_Aim_: Begin with the first line of the material and write out each line exactly, ending with the line that contains "right=0pt of fac1-a]". Pictures are not part of the copy.

□ □ □ □ □ □ □

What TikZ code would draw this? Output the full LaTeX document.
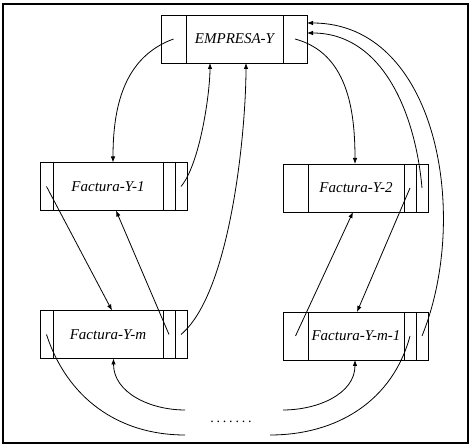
\documentclass[tikz,border=0pt]{standalone}
\usepackage{fontspec}
\setmainfont{Liberation Serif}
\usetikzlibrary{arrows.meta, positioning}
\tikzset{
  cell/.style={
    rectangle, draw=black, line width=0.9pt,
    outer sep=0pt, inner sep=0pt,
    minimum height=48pt, minimum width=#1
  },
  rec/.style={cell=#1, font=\fontsize{15}{17}\selectfont\itshape},
  arr/.style={line width=0.8pt, -{Latex[length=6pt,width=4.5pt]}},
  ln/.style={line width=0.8pt}
}

\begin{document}
\begin{tikzpicture}[x=1pt, y=1pt]
  \useasboundingbox (0,0) rectangle (472,446);
  \draw[line width=1.3pt] (3,3) rectangle (468,442);

  % registro de la empresa
  \node[rec=97pt] (emp) at (234.5,407) {EMPRESA-Y};
  \node[cell=25pt, left=0pt of emp]  (emp-l) {};
  \node[cell=24pt, right=0pt of emp] (emp-r) {};

  % facturas de la izquierda
  \node[rec=110pt] (fac1) at (108,259.5) {Factura-Y-1};
  \node[cell=13pt, left=0pt of fac1]    (fac1-l) {};
  \node[cell=12pt, right=0pt of fac1]   (fac1-a) {};
  \node[cell=12pt, right=0pt of fac1-a] (fac1-b) {};

  \node[rec=110pt, below=100pt of fac1] (facm) {Factura-Y-m};
  \node[cell=13pt, left=0pt of facm]    (facm-l) {};
  \node[cell=12pt, right=0pt of facm]   (facm-a) {};
  \node[cell=12pt, right=0pt of facm-a] (facm-b) {};

  % facturas de la derecha
  \node[rec=96pt] (fac2) at (356,258) {Factura-Y-2};
  \node[cell=25pt, left=0pt of fac2]    (fac2-l) {};
  \node[cell=12pt, right=0pt of fac2]   (fac2-a) {};
  \node[cell=12pt, right=0pt of fac2-a] (fac2-b) {};

  \node[rec=96pt, below=100pt of fac2] (facm1) {Factura-Y-m-1};
  \node[cell=25pt, left=0pt of facm1]     (facm1-l) {};
  \node[cell=12pt, right=0pt of facm1]    (facm1-a) {};
  \node[cell=12pt, right=0pt of facm1-a]  (facm1-b) {};

  % extremos sueltos abajo
  \coordinate (izq-a) at (185,11);
  \coordinate (izq-b) at (185,36);
  \coordinate (der-a) at (270,11);
  \coordinate (der-b) at (283,36);
  \node[font=\fontsize{14}{16}\selectfont\addfontfeature{LetterSpace=20}]
    (puntos) at (231,24) {.......};

  % punteros empresa <-> facturas
  \draw[arr] (emp-l.center) to[out=200, in=90] ([xshift=5pt]fac1.north);
  \draw[arr] (emp-r.center) to[out=-15, in=90] ([xshift=-1pt]fac2.north);
  \draw[arr] (fac1-b.center) to[out=50, in=-90, looseness=0.6] ([xshift=-24.5pt]emp.south);
  \draw[arr] (facm-b.center) to[out=40, in=-90, looseness=0.6] ([xshift=11.5pt]emp.south);
  \draw[arr] (fac2-b.center) to[out=95, in=0] ([yshift=6pt]emp-r.east);
  \draw[arr] (facm1-b.center) to[out=68, in=0] ([yshift=16pt]emp-r.east);

  % punteros entre facturas
  \draw[arr] (fac1-l.center) -- ([xshift=4pt]facm.north);
  \draw[arr] (facm-a.center) -- ([xshift=8pt]fac1.south);
  \draw[arr] (fac2-a.center) -- ([xshift=1pt]facm1.north);
  \draw[arr] (facm1-l.center) -- ([xshift=-3pt]fac2.south);

  % cadena hacia las demas facturas
  \draw[ln] (facm-l.center) to[out=-72, in=180] (izq-a);
  \draw[ln] (facm1-a.center) to[out=-105, in=0] (der-a);
  \draw[arr] (izq-b) to[out=180, in=-90] ([xshift=5.5pt]facm.south);
  \draw[arr] (der-b) to[out=0, in=-90] ([xshift=-1pt]facm1.south);
\end{tikzpicture}
\end{document}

□ □ □ □ □ □ □

_Written solution_:
What TikZ code would draw this? Output the full LaTeX document.
\documentclass[tikz,border=0pt]{standalone}
\usepackage{fontspec}
\setmainfont{Liberation Serif}
\usetikzlibrary{arrows.meta, positioning}
\tikzset{
  cell/.style={
    rectangle, draw=black, line width=0.9pt,
    outer sep=0pt, inner sep=0pt,
    minimum height=48pt, minimum width=#1
  },
  rec/.style={cell=#1, font=\fontsize{15}{17}\selectfont\itshape},
  arr/.style={line width=0.8pt, -{Latex[length=6pt,width=4.5pt]}},
  ln/.style={line width=0.8pt}
}

\begin{document}
\begin{tikzpicture}[x=1pt, y=1pt]
  \useasboundingbox (0,0) rectangle (472,446);
  \draw[line width=1.3pt] (3,3) rectangle (468,442);

  % registro de la empresa
  \node[rec=97pt] (emp) at (234.5,407) {EMPRESA-Y};
  \node[cell=25pt, left=0pt of emp]  (emp-l) {};
  \node[cell=24pt, right=0pt of emp] (emp-r) {};

  % facturas de la izquierda
  \node[rec=110pt] (fac1) at (108,259.5) {Factura-Y-1};
  \node[cell=13pt, left=0pt of fac1]    (fac1-l) {};
  \node[cell=12pt, right=0pt of fac1]   (fac1-a) {};
  \node[cell=12pt, right=0pt of fac1-a] (fac1-b) {};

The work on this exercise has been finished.